New bill offers Guam businesses tax credits to cover war claims
By Pacific Island Times News Staff
Sen. Amanda Shelton has introduced a bill proposing a new compensation plan for the remaining World War II survivors who have not yet received their war claims.
Under the $150 million proposed plan, businesses would pay war claims directly to claimants and receive a dollar-for-dollar matching tax credit against their business privilege taxes.
Bill 74-37 allocates $75 million through a tax credit program and an additional $75 million through Section 30 appropriations over a five-year period.
Guam has been unable to get the federal government to cover the survivors' war claims. Several compensation proposals over the years were shunned by the U.S. Congress, compelling the local government to dig into its pocket, using Section 30 funds to cover the payments.
The first group of survivors, whose claims had been adjudicated, received their payments in 2020.
In 2021, the legislature passed Public Law 36-73, also known as "The Guam War World II Reconciliation Act of 2021," established a new program to compensate those survivors and descendants who missed the initial deadline for the filing of war claims under federal law.
If enacted, Bill 74-37 would be the third local war claims program.
“Bill 74-37 is a means to quickly make good on a promise that has taken far too long to fulfill,” Shelton said. “The approval of the tax credits in 2023 guarantees the government of Guam can plan for this obligation. No excuses.”
The proposed plan takes the payments out of the budget process that so often becomes politicized and instead provides for the use of tax credits to ensure that Guam’s Greatest Generation and their qualified descendants get their due.
“Bill 74-37 provides a smooth path forward to fulfill by 2028 the promise of a law that became law during the 36th Guam Legislature. It is a necessary follow-up. It is the least we can do,” Shelton added.
There is no added cost to the government, but there is a mechanism for qualified claimants who have not yet received a war claim to get paid sooner instead of later.
Shelton said it is an opportunity for the public and private sectors to join in recognizing the patriotism, patience, courage, and sacrifice of generations of CHamoru families.
The Guam War World II Reconciliation Act of 2021 established a local program to compensate those victims and survivors of decedents who missed the initial deadline for the filing of war claims under federal law.
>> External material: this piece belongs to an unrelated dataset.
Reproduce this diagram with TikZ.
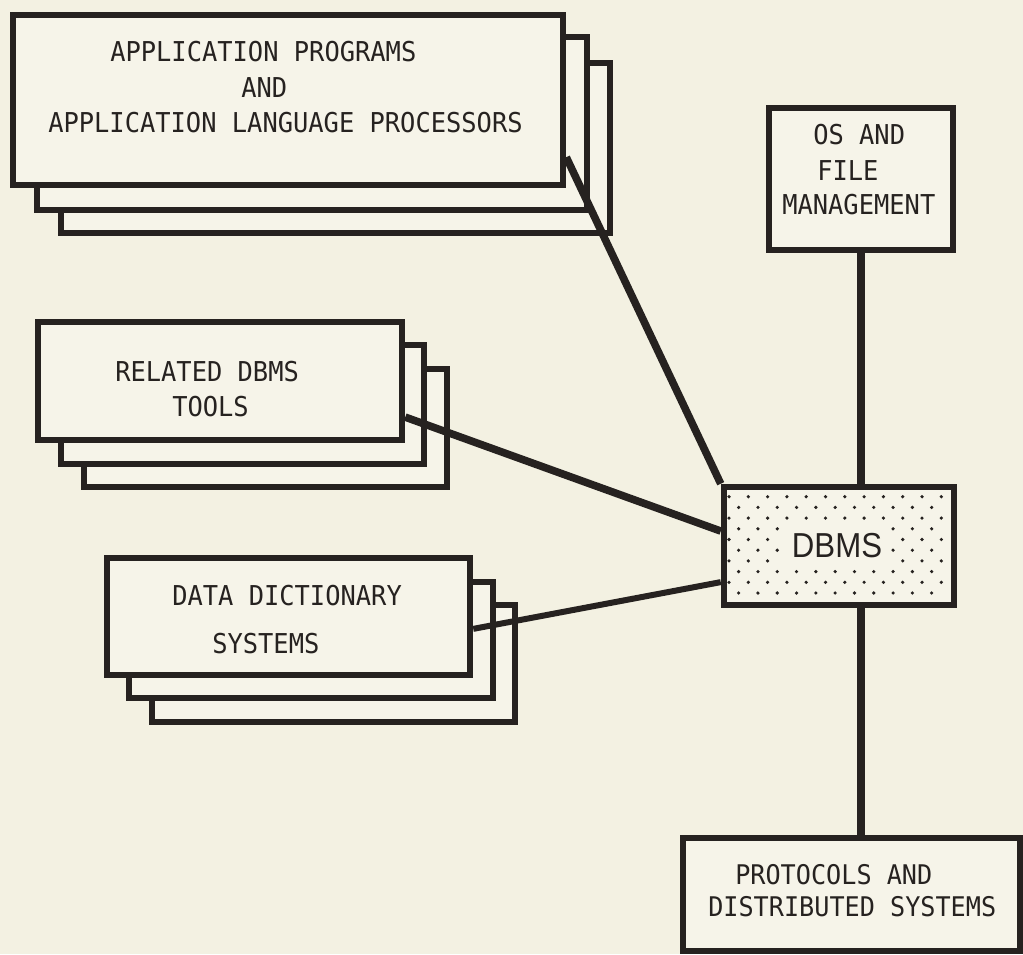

The Guam War Claims Fund pays certified claims to compensable Guam victims and survivors of compensable decedents as duly adjudicated by the Guam War Claims Adjudication Committee. Claims scheduled for adjudication are publicized through local news outlets and online at the Department of Administration website.
March 3 marked the last day for Guam’s elders to submit applications for war claims with the Department of Administration.